Aim of the task: Copy out the records precisely, omitting pictures.
* START The data *
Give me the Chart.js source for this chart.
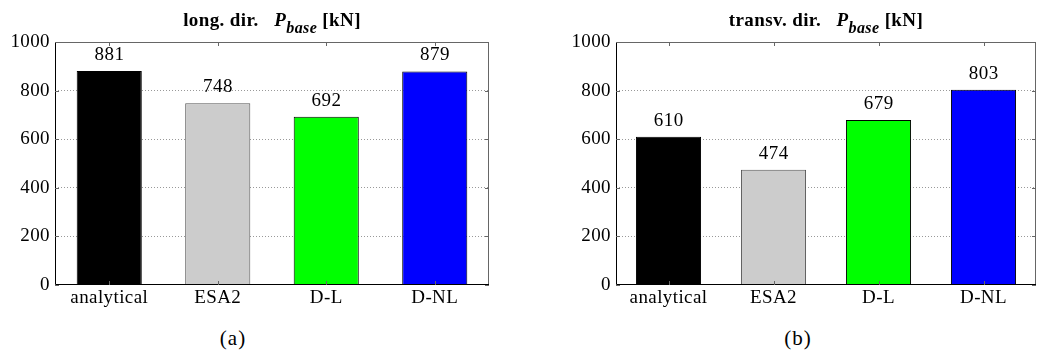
<!DOCTYPE html>
<html>
<head>
<meta charset="utf-8">
<script src="https://cdn.jsdelivr.net/npm/chart.js@4"></script>
<style>
	body { margin: 0; background: #fff; width: 1037px; height: 353px; position: relative; overflow: hidden; }
	.box { position: absolute; top: 0; height: 320px; }
	.title, .cap { position: absolute; font-family: 'Liberation Serif', serif; color: #000; white-space: nowrap; transform: translateX(-50%); }
	.title { top: 9px; font-size: 19px; font-weight: bold; letter-spacing: 0.4px; }
	.title sub { font-size: 16px; vertical-align: -7px; }
	.cap { top: 326px; font-size: 21px; letter-spacing: 1px; }
</style>
</head>
<body>
<div class="box" style="left:0;width:500px"><canvas id="chartA"></canvas></div>
<div class="box" style="left:560px;width:477px"><canvas id="chartB"></canvas></div>
<div class="title" style="left:272px">long. dir.&nbsp;&nbsp;&nbsp;<i>P</i><sub><i>base</i></sub> [kN]</div>
<div class="title" style="left:826px">transv. dir.&nbsp;&nbsp;&nbsp;<i>P</i><sub><i>base</i></sub> [kN]</div>
<div class="cap" style="left:233px">(a)</div>
<div class="cap" style="left:798px">(b)</div>
<script>
const categories = ["analytical", "ESA2", "D-L", "D-NL"];
const longValues = [881, 748, 692, 879];
const transvValues = [610, 474, 679, 803];
const barColors = ["#000000", "#cccccc", "#00ff00", "#0000ff"];
const borderColors = ["#000000", "#555555", "#000000", "#000000"];
const yTicks = [0, 200, 400, 600, 800, 1000];

const serif = "'Liberation Serif', serif";

// value labels above the bars + frame around the plot
const decor = {
	id: "decor",
	beforeDraw(chart) {
		chart.ctx.letterSpacing = "0.4px";
	},
	afterDraw(chart) {
		const ctx = chart.ctx;
		const a = chart.chartArea;
		ctx.save();
		ctx.lineWidth = 1;
		// frame
		ctx.strokeStyle = "#666";
		ctx.beginPath();
		ctx.moveTo(a.left, a.top + 0.5);
		ctx.lineTo(a.right - 0.5, a.top + 0.5);
		ctx.lineTo(a.right - 0.5, a.bottom);
		ctx.stroke();
		ctx.strokeStyle = "#000";
		ctx.beginPath();
		ctx.moveTo(a.left + 0.5, a.top);
		ctx.lineTo(a.left + 0.5, a.bottom - 0.5);
		ctx.lineTo(a.right, a.bottom - 0.5);
		ctx.stroke();
		// small inner ticks
		const y = chart.scales.y;
		ctx.strokeStyle = "#666";
		yTicks.forEach((v) => {
			const py = Math.round(y.getPixelForValue(v)) + 0.5;
			ctx.beginPath();
			ctx.moveTo(a.left, py);
			ctx.lineTo(a.left + 4, py);
			ctx.moveTo(a.right, py);
			ctx.lineTo(a.right - 4, py);
			ctx.stroke();
		});
		const x = chart.scales.x;
		categories.forEach((c, i) => {
			const px = Math.round(x.getPixelForValue(i)) + 0.5;
			ctx.beginPath();
			ctx.moveTo(px, a.top);
			ctx.lineTo(px, a.top + 4);
			ctx.moveTo(px, a.bottom);
			ctx.lineTo(px, a.bottom - 4);
			ctx.stroke();
		});
		// value labels
		ctx.fillStyle = "#000";
		ctx.font = "19px " + serif;
		ctx.letterSpacing = "0.5px";
		ctx.textAlign = "center";
		ctx.textBaseline = "alphabetic";
		const meta = chart.getDatasetMeta(0);
		meta.data.forEach((bar, i) => {
			ctx.fillText(String(chart.data.datasets[0].data[i]), bar.x + 0.3, bar.y - 11);
		});
		ctx.restore();
	},
};

function makeChart(id, values, rightPad, yWidth, barPct) {
	return new Chart(document.getElementById(id), {
		type: "bar",
		data: {
			labels: categories,
			datasets: [
				{
					data: values,
					backgroundColor: barColors,
					borderColor: borderColors,
					borderWidth: 1,
					barPercentage: barPct,
					categoryPercentage: 1,
				},
			],
		},
		options: {
			responsive: true,
			maintainAspectRatio: false,
			animation: false,
			layout: { padding: { top: 42, right: rightPad, left: 0, bottom: 0 } },
			plugins: {
				legend: { display: false },
				tooltip: { enabled: false },
			},
			scales: {
				x: {
					grid: { display: false, drawTicks: false },
					border: { display: false },
					ticks: { color: "#000", font: { family: serif, size: 19 }, padding: 2, maxRotation: 0, autoSkip: false },
					afterFit(scale) { scale.height = 35; },
				},
				y: {
					min: 0,
					max: 1000,
					afterBuildTicks(scale) { scale.ticks = yTicks.map((v) => ({ value: v })); },
					grid: {
						drawTicks: false,
						color: (c) => (c.tick.value === 0 || c.tick.value === 1000 ? "rgba(0,0,0,0)" : "#999"),
					},
					border: { display: false, dash: [1, 2] },
					ticks: { color: "#000", font: { family: serif, size: 19 }, padding: 5, callback: (v) => String(v) },
					afterFit(scale) { scale.width = yWidth; },
				},
			},
		},
		plugins: [decor],
	});
}

makeChart("chartA", longValues, 11, 55, 0.6);
makeChart("chartB", transvValues, 1, 56, 0.62);
</script>
</body>
</html>
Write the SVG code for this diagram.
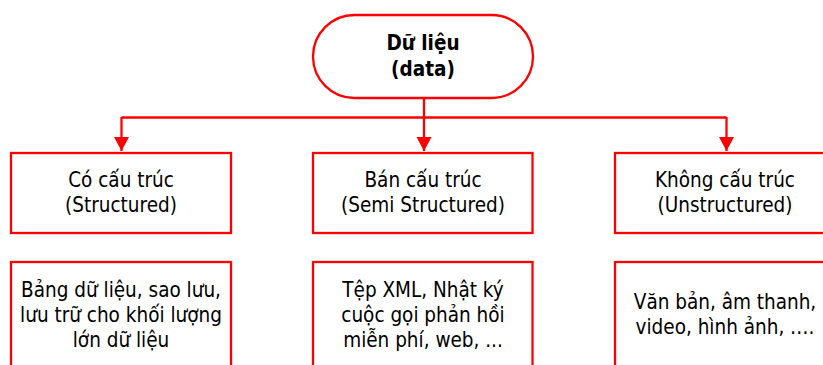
* END The data *
Correct response:
Give me the Chart.js source for this chart.
<!DOCTYPE html>
<html>
<head>
<meta charset="utf-8">
<script src="https://cdn.jsdelivr.net/npm/chart.js@4"></script>
<style>
	body { margin: 0; background: #fff; width: 1037px; height: 353px; position: relative; overflow: hidden; }
	.box { position: absolute; top: 0; height: 320px; }
	.title, .cap { position: absolute; font-family: 'Liberation Serif', serif; color: #000; white-space: nowrap; transform: translateX(-50%); }
	.title { top: 9px; font-size: 19px; font-weight: bold; letter-spacing: 0.4px; }
	.title sub { font-size: 16px; vertical-align: -7px; }
	.cap { top: 326px; font-size: 21px; letter-spacing: 1px; }
</style>
</head>
<body>
<div class="box" style="left:0;width:500px"><canvas id="chartA"></canvas></div>
<div class="box" style="left:560px;width:477px"><canvas id="chartB"></canvas></div>
<div class="title" style="left:272px">long. dir.&nbsp;&nbsp;&nbsp;<i>P</i><sub><i>base</i></sub> [kN]</div>
<div class="title" style="left:826px">transv. dir.&nbsp;&nbsp;&nbsp;<i>P</i><sub><i>base</i></sub> [kN]</div>
<div class="cap" style="left:233px">(a)</div>
<div class="cap" style="left:798px">(b)</div>
<script>
const categories = ["analytical", "ESA2", "D-L", "D-NL"];
const longValues = [881, 748, 692, 879];
const transvValues = [610, 474, 679, 803];
const barColors = ["#000000", "#cccccc", "#00ff00", "#0000ff"];
const borderColors = ["#000000", "#555555", "#000000", "#000000"];
const yTicks = [0, 200, 400, 600, 800, 1000];

const serif = "'Liberation Serif', serif";

// value labels above the bars + frame around the plot
const decor = {
	id: "decor",
	beforeDraw(chart) {
		chart.ctx.letterSpacing = "0.4px";
	},
	afterDraw(chart) {
		const ctx = chart.ctx;
		const a = chart.chartArea;
		ctx.save();
		ctx.lineWidth = 1;
		// frame
		ctx.strokeStyle = "#666";
		ctx.beginPath();
		ctx.moveTo(a.left, a.top + 0.5);
		ctx.lineTo(a.right - 0.5, a.top + 0.5);
		ctx.lineTo(a.right - 0.5, a.bottom);
		ctx.stroke();
		ctx.strokeStyle = "#000";
		ctx.beginPath();
		ctx.moveTo(a.left + 0.5, a.top);
		ctx.lineTo(a.left + 0.5, a.bottom - 0.5);
		ctx.lineTo(a.right, a.bottom - 0.5);
		ctx.stroke();
		// small inner ticks
		const y = chart.scales.y;
		ctx.strokeStyle = "#666";
		yTicks.forEach((v) => {
			const py = Math.round(y.getPixelForValue(v)) + 0.5;
			ctx.beginPath();
			ctx.moveTo(a.left, py);
			ctx.lineTo(a.left + 4, py);
			ctx.moveTo(a.right, py);
			ctx.lineTo(a.right - 4, py);
			ctx.stroke();
		});
		const x = chart.scales.x;
		categories.forEach((c, i) => {
			const px = Math.round(x.getPixelForValue(i)) + 0.5;
			ctx.beginPath();
			ctx.moveTo(px, a.top);
			ctx.lineTo(px, a.top + 4);
			ctx.moveTo(px, a.bottom);
			ctx.lineTo(px, a.bottom - 4);
			ctx.stroke();
		});
		// value labels
		ctx.fillStyle = "#000";
		ctx.font = "19px " + serif;
		ctx.letterSpacing = "0.5px";
		ctx.textAlign = "center";
		ctx.textBaseline = "alphabetic";
		const meta = chart.getDatasetMeta(0);
		meta.data.forEach((bar, i) => {
			ctx.fillText(String(chart.data.datasets[0].data[i]), bar.x + 0.3, bar.y - 11);
		});
		ctx.restore();
	},
};

function makeChart(id, values, rightPad, yWidth, barPct) {
	return new Chart(document.getElementById(id), {
		type: "bar",
		data: {
			labels: categories,
			datasets: [
				{
					data: values,
					backgroundColor: barColors,
					borderColor: borderColors,
					borderWidth: 1,
					barPercentage: barPct,
					categoryPercentage: 1,
				},
			],
		},
		options: {
			responsive: true,
			maintainAspectRatio: false,
			animation: false,
			layout: { padding: { top: 42, right: rightPad, left: 0, bottom: 0 } },
			plugins: {
				legend: { display: false },
				tooltip: { enabled: false },
			},
			scales: {
				x: {
					grid: { display: false, drawTicks: false },
					border: { display: false },
					ticks: { color: "#000", font: { family: serif, size: 19 }, padding: 2, maxRotation: 0, autoSkip: false },
					afterFit(scale) { scale.height = 35; },
				},
				y: {
					min: 0,
					max: 1000,
					afterBuildTicks(scale) { scale.ticks = yTicks.map((v) => ({ value: v })); },
					grid: {
						drawTicks: false,
						color: (c) => (c.tick.value === 0 || c.tick.value === 1000 ? "rgba(0,0,0,0)" : "#999"),
					},
					border: { display: false, dash: [1, 2] },
					ticks: { color: "#000", font: { family: serif, size: 19 }, padding: 5, callback: (v) => String(v) },
					afterFit(scale) { scale.width = yWidth; },
				},
			},
		},
		plugins: [decor],
	});
}

makeChart("chartA", longValues, 11, 55, 0.6);
makeChart("chartB", transvValues, 1, 56, 0.62);
</script>
</body>
</html>
Write the SVG code for this diagram.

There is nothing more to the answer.